“Technology proposes itself an architect of our intimacies,” explained Massachusetts Institute of Technology Professor Sherry Turkle to an engrossed audience at the Harvard University Extension School. The event, “The Tethered Life: Technology Reshapes Intimacy and Solitude,” was the concluding public event of the School’s yearlong centennial celebration.

“As we instant message, e-mail, text, and Twitter, technology redraws the boundaries between intimacy and solitude,” she said. “Teenagers avoid the telephone, fearful that it reveals too much. Besides, it takes too long; they would rather text than talk.
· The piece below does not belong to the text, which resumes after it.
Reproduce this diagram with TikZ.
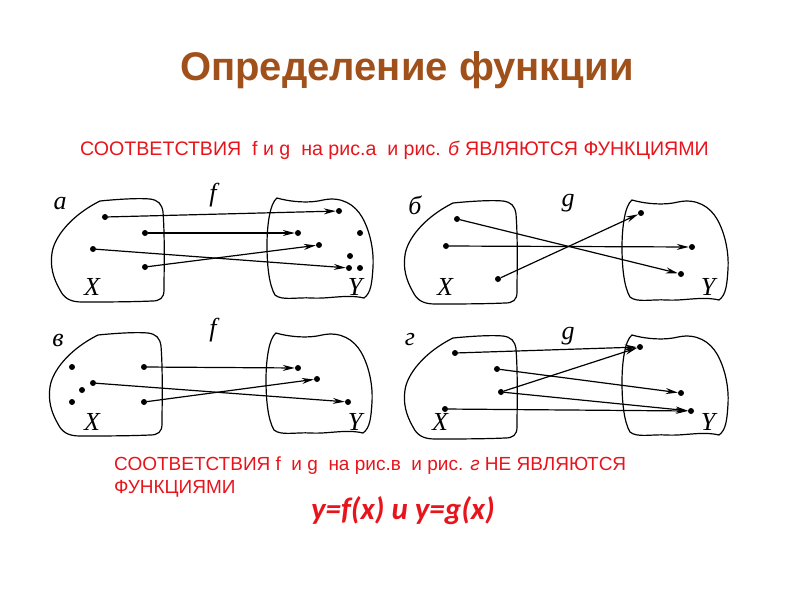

Adults, too, choose keyboards over the human voice.”

Tethered to technology, we are shaken when the unplugged world does not signify or satisfy. “After an evening of avatar-to-avatar talk in a networked game, we feel — at one moment — in possession of a full social life, and in the next, curiously isolated in tenuous complicity with strangers.”

In this thought-provoking lecture, Turkle, who is founder and director of the MIT Initiative on Technology and Self, shared her observations on the significant impact technology has had on our personal lives — on our children, our families, and our notions of privacy, and how it has offered us less than positive substitutes for direct face-to-face connection with people in a world of machine-mediated relationships on networked devices.

The May 14 lecture was based on Turkle’s new book, “Alone Together: Technology and the Reinvention of Intimacy and Solitude,” due for release by Basic Books in January 2011.